Even after sanctions are lifted, North Korea will likely pursue state-managed growth because loosening controls is potentially destabilizing for the regime, says Kim Byung-yeon, an economics professor at Seoul National University. “It could leave Kim Jong Un with less than half the power he has now.”

As part of efforts to maintain control, any opening could initially be limited to “special economic zones,” where Pyongyang has sought to combine its cheap labor with China’s financial firepower and technological know-how, according to BMI Research, a unit of Fitch Group.

The Wonsan Special Tourist Zone in the east coast, or the suspended inter-Korean factory park in the North’s border city of Kaesong are some other examples Kim might pursue to maintain state controls over the economy, experts say.

In Wonsan, Kim has already built a ski resort and a new airport to turn the city of 360,000 people into a billion-dollar tourist hotspot.

“These are the sorts of projects that are most likely to get underway first if the sanctions are eased,” BMI Research said.

Jeon says this is “mosquito-net style” reform - similar to Deng Xiaoping’s model - with limited foreign investment and market liberalization contained within firm strictures of state control.

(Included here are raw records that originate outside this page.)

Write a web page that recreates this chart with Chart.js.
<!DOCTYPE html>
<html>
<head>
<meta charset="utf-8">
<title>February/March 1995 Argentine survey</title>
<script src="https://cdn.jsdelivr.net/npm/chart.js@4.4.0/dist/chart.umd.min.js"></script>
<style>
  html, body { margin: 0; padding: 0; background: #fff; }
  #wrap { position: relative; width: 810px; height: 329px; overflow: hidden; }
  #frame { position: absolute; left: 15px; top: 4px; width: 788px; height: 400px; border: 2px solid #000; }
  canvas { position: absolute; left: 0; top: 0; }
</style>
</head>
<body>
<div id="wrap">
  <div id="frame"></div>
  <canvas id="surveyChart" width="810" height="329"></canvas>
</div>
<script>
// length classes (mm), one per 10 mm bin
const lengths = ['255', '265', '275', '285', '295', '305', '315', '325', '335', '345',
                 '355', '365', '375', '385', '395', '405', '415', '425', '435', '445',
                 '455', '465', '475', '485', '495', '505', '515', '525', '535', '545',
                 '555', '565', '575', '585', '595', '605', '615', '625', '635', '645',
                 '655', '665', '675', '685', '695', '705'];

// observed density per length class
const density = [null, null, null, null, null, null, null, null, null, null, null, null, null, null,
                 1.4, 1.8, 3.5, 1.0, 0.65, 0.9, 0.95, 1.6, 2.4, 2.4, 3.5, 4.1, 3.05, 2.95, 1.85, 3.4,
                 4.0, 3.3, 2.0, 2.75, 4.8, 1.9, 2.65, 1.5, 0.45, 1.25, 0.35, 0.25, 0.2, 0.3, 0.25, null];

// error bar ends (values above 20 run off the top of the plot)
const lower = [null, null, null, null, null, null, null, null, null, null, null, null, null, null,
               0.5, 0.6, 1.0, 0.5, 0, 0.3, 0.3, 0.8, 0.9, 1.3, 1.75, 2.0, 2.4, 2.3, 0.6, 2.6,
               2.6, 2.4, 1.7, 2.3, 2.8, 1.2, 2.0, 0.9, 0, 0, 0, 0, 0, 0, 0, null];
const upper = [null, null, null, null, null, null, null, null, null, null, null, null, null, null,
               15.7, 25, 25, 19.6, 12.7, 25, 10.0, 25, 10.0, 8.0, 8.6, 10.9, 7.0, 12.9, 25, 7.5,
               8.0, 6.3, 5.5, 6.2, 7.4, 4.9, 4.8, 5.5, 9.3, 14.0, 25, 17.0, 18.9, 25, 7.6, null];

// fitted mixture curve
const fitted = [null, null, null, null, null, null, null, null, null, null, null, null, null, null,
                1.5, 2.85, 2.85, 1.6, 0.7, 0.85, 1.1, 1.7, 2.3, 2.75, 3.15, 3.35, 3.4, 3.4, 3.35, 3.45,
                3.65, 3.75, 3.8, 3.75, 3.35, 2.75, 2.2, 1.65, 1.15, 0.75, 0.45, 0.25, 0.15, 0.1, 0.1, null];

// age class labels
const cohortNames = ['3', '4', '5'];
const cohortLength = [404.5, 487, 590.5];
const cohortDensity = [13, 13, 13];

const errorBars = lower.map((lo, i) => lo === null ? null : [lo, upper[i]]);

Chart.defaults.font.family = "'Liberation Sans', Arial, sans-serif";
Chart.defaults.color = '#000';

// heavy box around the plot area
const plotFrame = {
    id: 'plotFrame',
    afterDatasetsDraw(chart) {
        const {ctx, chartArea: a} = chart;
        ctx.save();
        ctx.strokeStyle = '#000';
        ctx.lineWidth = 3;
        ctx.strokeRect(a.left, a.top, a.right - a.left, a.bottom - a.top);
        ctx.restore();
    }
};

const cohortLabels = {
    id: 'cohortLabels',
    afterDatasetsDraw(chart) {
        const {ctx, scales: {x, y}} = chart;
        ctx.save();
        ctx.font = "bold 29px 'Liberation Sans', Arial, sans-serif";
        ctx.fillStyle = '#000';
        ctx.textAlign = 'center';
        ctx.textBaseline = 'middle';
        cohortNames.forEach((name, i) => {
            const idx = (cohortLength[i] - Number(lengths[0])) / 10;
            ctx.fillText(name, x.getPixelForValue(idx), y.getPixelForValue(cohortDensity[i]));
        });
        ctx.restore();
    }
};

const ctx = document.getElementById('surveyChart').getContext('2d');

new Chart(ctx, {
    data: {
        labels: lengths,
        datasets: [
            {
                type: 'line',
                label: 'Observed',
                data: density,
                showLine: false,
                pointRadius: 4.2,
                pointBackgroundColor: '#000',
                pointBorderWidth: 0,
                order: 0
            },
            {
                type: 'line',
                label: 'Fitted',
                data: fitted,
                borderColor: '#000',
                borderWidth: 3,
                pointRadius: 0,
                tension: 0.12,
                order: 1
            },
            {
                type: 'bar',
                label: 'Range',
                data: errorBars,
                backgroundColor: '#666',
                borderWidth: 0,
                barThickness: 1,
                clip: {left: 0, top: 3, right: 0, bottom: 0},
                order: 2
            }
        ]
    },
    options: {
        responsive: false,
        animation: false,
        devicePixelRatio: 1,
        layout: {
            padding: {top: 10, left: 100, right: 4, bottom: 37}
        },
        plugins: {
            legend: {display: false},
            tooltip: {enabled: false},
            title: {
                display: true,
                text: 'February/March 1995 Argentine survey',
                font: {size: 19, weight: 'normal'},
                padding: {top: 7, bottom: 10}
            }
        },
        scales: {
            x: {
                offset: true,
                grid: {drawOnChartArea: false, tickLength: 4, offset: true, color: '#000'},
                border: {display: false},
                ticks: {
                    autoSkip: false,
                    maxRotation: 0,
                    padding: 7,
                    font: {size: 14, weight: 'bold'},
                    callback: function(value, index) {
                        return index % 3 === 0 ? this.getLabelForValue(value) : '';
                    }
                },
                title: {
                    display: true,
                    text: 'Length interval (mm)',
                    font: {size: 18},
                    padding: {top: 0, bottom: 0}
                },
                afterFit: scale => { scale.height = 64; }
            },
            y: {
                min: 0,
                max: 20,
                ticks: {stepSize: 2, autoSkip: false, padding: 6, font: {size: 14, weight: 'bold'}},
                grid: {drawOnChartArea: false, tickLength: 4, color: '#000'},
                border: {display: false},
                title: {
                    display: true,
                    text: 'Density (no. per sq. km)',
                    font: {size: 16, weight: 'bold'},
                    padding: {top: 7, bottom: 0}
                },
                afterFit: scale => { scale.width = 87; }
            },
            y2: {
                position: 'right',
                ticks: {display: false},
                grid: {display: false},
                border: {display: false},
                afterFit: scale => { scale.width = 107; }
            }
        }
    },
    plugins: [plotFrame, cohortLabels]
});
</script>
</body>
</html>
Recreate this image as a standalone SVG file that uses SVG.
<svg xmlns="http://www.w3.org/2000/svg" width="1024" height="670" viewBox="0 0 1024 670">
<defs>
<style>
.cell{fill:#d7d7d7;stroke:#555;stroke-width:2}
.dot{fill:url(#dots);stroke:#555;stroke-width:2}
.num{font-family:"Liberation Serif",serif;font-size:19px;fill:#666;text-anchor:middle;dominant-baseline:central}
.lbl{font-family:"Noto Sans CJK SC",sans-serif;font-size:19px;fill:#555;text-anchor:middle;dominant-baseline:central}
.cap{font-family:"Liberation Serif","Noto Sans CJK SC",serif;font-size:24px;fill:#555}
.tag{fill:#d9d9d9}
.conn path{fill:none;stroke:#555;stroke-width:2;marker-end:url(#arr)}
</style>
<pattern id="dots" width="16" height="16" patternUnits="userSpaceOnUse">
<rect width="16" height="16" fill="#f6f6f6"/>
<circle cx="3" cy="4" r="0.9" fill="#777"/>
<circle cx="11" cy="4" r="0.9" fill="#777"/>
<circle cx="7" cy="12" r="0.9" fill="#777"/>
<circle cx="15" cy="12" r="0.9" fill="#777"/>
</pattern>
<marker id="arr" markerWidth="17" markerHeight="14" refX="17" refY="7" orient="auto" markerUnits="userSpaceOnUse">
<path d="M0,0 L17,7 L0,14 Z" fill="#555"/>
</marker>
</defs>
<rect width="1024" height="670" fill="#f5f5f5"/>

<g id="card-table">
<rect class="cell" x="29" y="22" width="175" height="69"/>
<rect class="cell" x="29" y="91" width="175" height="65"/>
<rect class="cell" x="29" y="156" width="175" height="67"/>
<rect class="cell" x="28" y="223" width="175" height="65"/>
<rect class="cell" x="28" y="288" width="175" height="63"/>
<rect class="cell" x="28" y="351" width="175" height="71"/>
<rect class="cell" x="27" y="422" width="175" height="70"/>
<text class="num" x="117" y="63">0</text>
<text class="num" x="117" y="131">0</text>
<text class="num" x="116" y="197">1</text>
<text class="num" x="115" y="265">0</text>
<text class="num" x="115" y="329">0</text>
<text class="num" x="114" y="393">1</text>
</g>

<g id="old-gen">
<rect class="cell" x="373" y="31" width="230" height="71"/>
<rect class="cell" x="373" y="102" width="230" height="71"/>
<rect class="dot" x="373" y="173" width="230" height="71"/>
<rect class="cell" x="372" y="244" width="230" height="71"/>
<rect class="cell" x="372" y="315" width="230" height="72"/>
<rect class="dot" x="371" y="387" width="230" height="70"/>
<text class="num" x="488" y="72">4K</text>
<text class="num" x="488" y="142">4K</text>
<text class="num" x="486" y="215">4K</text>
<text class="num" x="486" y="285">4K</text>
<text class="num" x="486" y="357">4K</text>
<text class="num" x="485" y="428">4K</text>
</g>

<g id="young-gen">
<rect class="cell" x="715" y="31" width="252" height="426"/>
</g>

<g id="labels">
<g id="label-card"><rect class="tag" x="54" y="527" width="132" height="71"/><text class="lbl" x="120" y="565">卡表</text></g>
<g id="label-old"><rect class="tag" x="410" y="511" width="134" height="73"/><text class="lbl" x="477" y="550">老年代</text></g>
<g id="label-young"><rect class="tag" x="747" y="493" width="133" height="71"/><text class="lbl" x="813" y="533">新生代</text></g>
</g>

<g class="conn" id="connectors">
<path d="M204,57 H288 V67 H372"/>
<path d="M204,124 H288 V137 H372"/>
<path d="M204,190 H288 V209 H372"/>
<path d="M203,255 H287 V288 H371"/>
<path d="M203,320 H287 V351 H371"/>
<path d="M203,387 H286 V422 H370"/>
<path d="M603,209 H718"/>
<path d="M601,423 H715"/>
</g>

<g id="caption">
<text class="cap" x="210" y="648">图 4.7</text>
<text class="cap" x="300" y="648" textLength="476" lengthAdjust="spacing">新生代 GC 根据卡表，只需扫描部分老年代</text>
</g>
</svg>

Deng championed a string of special economic zones along China’s east coast where unique local legislation encouraged foreign investment in manufacturing joint-ventures that sold to export markets, while protecting Chinese industries from going head-to-head with multinationals.

“Deng designated Shenzhen as a special economic zone and made that sleepy fishing village to a manufacturing hub of the world,” Jeon said. “Kim will be eager for those, especially as he will want minimal changes to other parts of the economy.”